-------- DATA PROVIDED --------
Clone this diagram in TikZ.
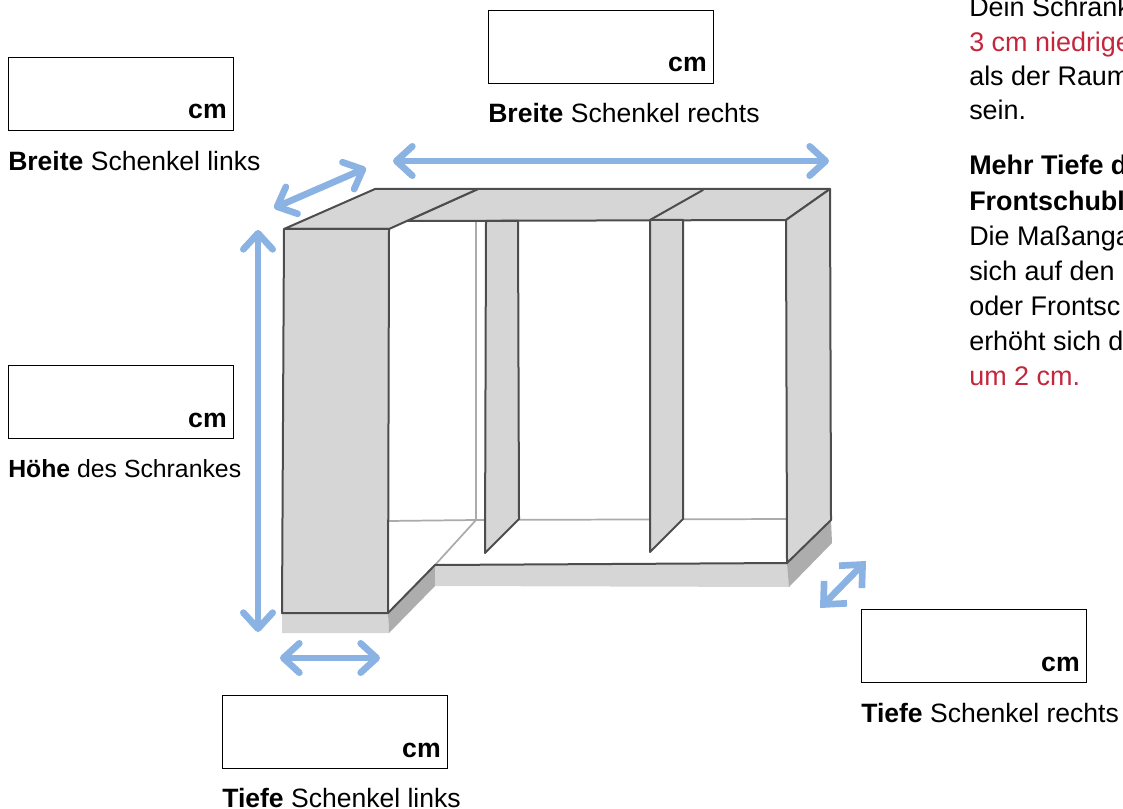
\documentclass[tikz,border=0pt]{standalone}
\usepackage{fontspec}
\setmainfont{Liberation Sans}
\usetikzlibrary{arrows.meta}
\definecolor{panelfill}{HTML}{D6D6D6}
\definecolor{plinthdark}{HTML}{ADADAD}
\definecolor{edgedark}{HTML}{4D4D4D}
\definecolor{edgelight}{HTML}{ABABAB}
\definecolor{arrowblue}{HTML}{8AB2E2}
\definecolor{notered}{HTML}{C4263C}
\tikzset{
  px/.style={x=0.75pt,y=-0.75pt},
  panel/.style={fill=panelfill,draw=edgedark,line width=1.5pt,line join=round},
  plinthlight/.style={fill=panelfill,draw=none},
  plinthshade/.style={fill=plinthdark,draw=none},
  edge/.style={draw=edgedark,line width=1.5pt,line cap=round},
  inner/.style={draw=edgelight,line width=1.3pt},
  dim/.style={draw=arrowblue,line width=5pt,line cap=round,{Straight Barb[round,length=12pt,width=22pt,line width=5pt]}-{Straight Barb[round,length=12pt,width=22pt,line width=5pt]}},
  dimsharp/.style={draw=arrowblue,line width=5pt,{Straight Barb[length=13pt,width=24pt,line width=5pt]}-{Straight Barb[length=13pt,width=24pt,line width=5pt]}},
  inputbox/.style={draw=black,line width=0.75pt,fill=white,minimum width=169pt,minimum height=55pt,inner sep=0pt,anchor=north west},
  unit/.style={font=\fontsize{20}{22}\selectfont\bfseries,inner sep=0pt,anchor=base east},
  lab/.style={font=\fontsize{19.9}{22}\selectfont,inner sep=0pt,anchor=base west},
  labnarrow/.style={font=\fontsize{18.6}{22}\selectfont,inner sep=0pt,anchor=base west},
  note/.style={font=\fontsize{20.2}{22}\selectfont,inner sep=0pt,anchor=base west},
  notebold/.style={font=\fontsize{20.2}{22}\selectfont\bfseries,inner sep=0pt,anchor=base west},
}
\begin{document}
\begin{tikzpicture}[px]
\useasboundingbox (0,0) rectangle (1123,809);
\clip (0,0) rectangle (1123,809);
% plinth
\fill[plinthlight] (282,613) -- (388,613) -- (389,633) -- (282,633) -- cycle;
\fill[plinthshade] (388,613) -- (435,565) -- (435,586) -- (389,633) -- cycle;
\fill[plinthlight] (435,565) -- (788,563) -- (789,587) -- (435,586) -- cycle;
\fill[plinthshade] (787,563) -- (831,520) -- (832,543) -- (789,587) -- cycle;
% interior lines
\draw[inner] (388,521) -- (476,520) -- (786,519);
\draw[inner] (476,221) -- (476,520) -- (435,565);
% top
\filldraw[panel] (407,221) -- (478,189) -- (830,189) -- (786,220) -- cycle;
\draw[edge] (650,220) -- (703,190);
% dividers
\filldraw[panel] (486,221) -- (518,221) -- (519,519) -- (485,553) -- cycle;
\filldraw[panel] (650,220) -- (683,220) -- (683,519) -- (650,552) -- cycle;
% right panel
\filldraw[panel] (786,220) -- (830,189) -- (831,520) -- (787,563) -- cycle;
% floor front edges
\draw[edge] (388,613) -- (435,565) -- (787,563);
% left column
\filldraw[panel] (284,229) -- (375,189) -- (478,189) -- (389,229) -- cycle;
\filldraw[panel] (284,229) -- (389,229) -- (388,613) -- (282,613) -- cycle;
% dimension arrows
\coordinate (wrA) at (393,161); \coordinate (wrB) at (829,161);
\coordinate (wlA) at (274,208); \coordinate (wlB) at (366,168);
\coordinate (hA) at (258,230); \coordinate (hB) at (258,632);
\coordinate (dlA) at (280,658); \coordinate (dlB) at (380,658);
\coordinate (drA) at (820,608); \coordinate (drB) at (866,561);
\draw[dim] (wrA) -- (wrB);
\draw[dim] (wlA) -- (wlB);
\draw[dim] (hA) -- (hB);
\draw[dim] (dlA) -- (dlB);
\draw[dimsharp] (drA) -- (drB);
% input boxes
\node[inputbox] (boxWL) at (8,57) {};
\node[inputbox] (boxWR) at (488,10) {};
\node[inputbox] (boxH) at (8,365) {};
\node[inputbox] (boxDL) at (222,695) {};
\node[inputbox] (boxDR) at (861,609) {};
\node[unit] (cmWL) at (227,119) {cm};
\node[unit] (cmWR) at (707,72) {cm};
\node[unit] (cmH) at (227,427) {cm};
\node[unit] (cmDL) at (441,757) {cm};
\node[unit] (cmDR) at (1080,671) {cm};
\node[lab] (labWL) at (8,171) {\textbf{Breite} Schenkel links};
\node[lab] (labWR) at (488,123) {\textbf{Breite} Schenkel rechts};
\node[labnarrow] (labH) at (8,477) {\textbf{Höhe} des Schrankes};
\node[lab] (labDL) at (222,807) {\textbf{Tiefe} Schenkel links};
\node[lab] (labDR) at (861,722) {\textbf{Tiefe} Schenkel rechts};
% note
\node[note] (n1) at (969,17) {Dein Schrank};
\node[note,text=notered] (n2) at (969,52) {3 cm niedrige};
\node[note] (n3) at (969,86) {als der Raum};
\node[note] (n4) at (969,120) {sein.};
\node[notebold] (n5) at (969,175) {Mehr Tiefe d};
\node[notebold] (n6) at (969,210) {Frontschubl};
\node[note] (n7) at (969,245) {Die Maßanga};
\node[note] (n8) at (969,280) {sich auf den};
\node[note] (n9) at (969,315) {oder Frontsc};
\node[note] (n10) at (969,350) {erhöht sich d};
\node[note,text=notered] (n11) at (969,385) {um 2 cm.};
\end{tikzpicture}
\end{document}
--------
- _WHAT IS EXPECTED_
Working from the lines above, reproduce the material exactly and exclude its pictures.

- _ANSWER TO THE PROBLEM_
Clone this diagram in TikZ.
\documentclass[tikz,border=0pt]{standalone}
\usepackage{fontspec}
\setmainfont{Liberation Sans}
\usetikzlibrary{arrows.meta}
\definecolor{panelfill}{HTML}{D6D6D6}
\definecolor{plinthdark}{HTML}{ADADAD}
\definecolor{edgedark}{HTML}{4D4D4D}
\definecolor{edgelight}{HTML}{ABABAB}
\definecolor{arrowblue}{HTML}{8AB2E2}
\definecolor{notered}{HTML}{C4263C}
\tikzset{
  px/.style={x=0.75pt,y=-0.75pt},
  panel/.style={fill=panelfill,draw=edgedark,line width=1.5pt,line join=round},
  plinthlight/.style={fill=panelfill,draw=none},
  plinthshade/.style={fill=plinthdark,draw=none},
  edge/.style={draw=edgedark,line width=1.5pt,line cap=round},
  inner/.style={draw=edgelight,line width=1.3pt},
  dim/.style={draw=arrowblue,line width=5pt,line cap=round,{Straight Barb[round,length=12pt,width=22pt,line width=5pt]}-{Straight Barb[round,length=12pt,width=22pt,line width=5pt]}},
  dimsharp/.style={draw=arrowblue,line width=5pt,{Straight Barb[length=13pt,width=24pt,line width=5pt]}-{Straight Barb[length=13pt,width=24pt,line width=5pt]}},
  inputbox/.style={draw=black,line width=0.75pt,fill=white,minimum width=169pt,minimum height=55pt,inner sep=0pt,anchor=north west},
  unit/.style={font=\fontsize{20}{22}\selectfont\bfseries,inner sep=0pt,anchor=base east},
  lab/.style={font=\fontsize{19.9}{22}\selectfont,inner sep=0pt,anchor=base west},
  labnarrow/.style={font=\fontsize{18.6}{22}\selectfont,inner sep=0pt,anchor=base west},
  note/.style={font=\fontsize{20.2}{22}\selectfont,inner sep=0pt,anchor=base west},
  notebold/.style={font=\fontsize{20.2}{22}\selectfont\bfseries,inner sep=0pt,anchor=base west},
}
\begin{document}
\begin{tikzpicture}[px]
\useasboundingbox (0,0) rectangle (1123,809);
\clip (0,0) rectangle (1123,809);
% plinth
\fill[plinthlight] (282,613) -- (388,613) -- (389,633) -- (282,633) -- cycle;
\fill[plinthshade] (388,613) -- (435,565) -- (435,586) -- (389,633) -- cycle;
\fill[plinthlight] (435,565) -- (788,563) -- (789,587) -- (435,586) -- cycle;
\fill[plinthshade] (787,563) -- (831,520) -- (832,543) -- (789,587) -- cycle;
% interior lines
\draw[inner] (388,521) -- (476,520) -- (786,519);
\draw[inner] (476,221) -- (476,520) -- (435,565);
% top
\filldraw[panel] (407,221) -- (478,189) -- (830,189) -- (786,220) -- cycle;
\draw[edge] (650,220) -- (703,190);
% dividers
\filldraw[panel] (486,221) -- (518,221) -- (519,519) -- (485,553) -- cycle;
\filldraw[panel] (650,220) -- (683,220) -- (683,519) -- (650,552) -- cycle;
% right panel
\filldraw[panel] (786,220) -- (830,189) -- (831,520) -- (787,563) -- cycle;
% floor front edges
\draw[edge] (388,613) -- (435,565) -- (787,563);
% left column
\filldraw[panel] (284,229) -- (375,189) -- (478,189) -- (389,229) -- cycle;
\filldraw[panel] (284,229) -- (389,229) -- (388,613) -- (282,613) -- cycle;
% dimension arrows
\coordinate (wrA) at (393,161); \coordinate (wrB) at (829,161);
\coordinate (wlA) at (274,208); \coordinate (wlB) at (366,168);
\coordinate (hA) at (258,230); \coordinate (hB) at (258,632);
\coordinate (dlA) at (280,658); \coordinate (dlB) at (380,658);
\coordinate (drA) at (820,608); \coordinate (drB) at (866,561);
\draw[dim] (wrA) -- (wrB);
\draw[dim] (wlA) -- (wlB);
\draw[dim] (hA) -- (hB);
\draw[dim] (dlA) -- (dlB);
\draw[dimsharp] (drA) -- (drB);
% input boxes
\node[inputbox] (boxWL) at (8,57) {};
\node[inputbox] (boxWR) at (488,10) {};
\node[inputbox] (boxH) at (8,365) {};
\node[inputbox] (boxDL) at (222,695) {};
\node[inputbox] (boxDR) at (861,609) {};
\node[unit] (cmWL) at (227,119) {cm};
\node[unit] (cmWR) at (707,72) {cm};
\node[unit] (cmH) at (227,427) {cm};
\node[unit] (cmDL) at (441,757) {cm};
\node[unit] (cmDR) at (1080,671) {cm};
\node[lab] (labWL) at (8,171) {\textbf{Breite} Schenkel links};
\node[lab] (labWR) at (488,123) {\textbf{Breite} Schenkel rechts};
\node[labnarrow] (labH) at (8,477) {\textbf{Höhe} des Schrankes};
\node[lab] (labDL) at (222,807) {\textbf{Tiefe} Schenkel links};
\node[lab] (labDR) at (861,722) {\textbf{Tiefe} Schenkel rechts};
% note
\node[note] (n1) at (969,17) {Dein Schrank};
\node[note,text=notered] (n2) at (969,52) {3 cm niedrige};
\node[note] (n3) at (969,86) {als der Raum};
\node[note] (n4) at (969,120) {sein.};
\node[notebold] (n5) at (969,175) {Mehr Tiefe d};
\node[notebold] (n6) at (969,210) {Frontschubl};
\node[note] (n7) at (969,245) {Die Maßanga};
\node[note] (n8) at (969,280) {sich auf den};
\node[note] (n9) at (969,315) {oder Frontsc};
\node[note] (n10) at (969,350) {erhöht sich d};
\node[note,text=notered] (n11) at (969,385) {um 2 cm.};
\end{tikzpicture}
\end{document}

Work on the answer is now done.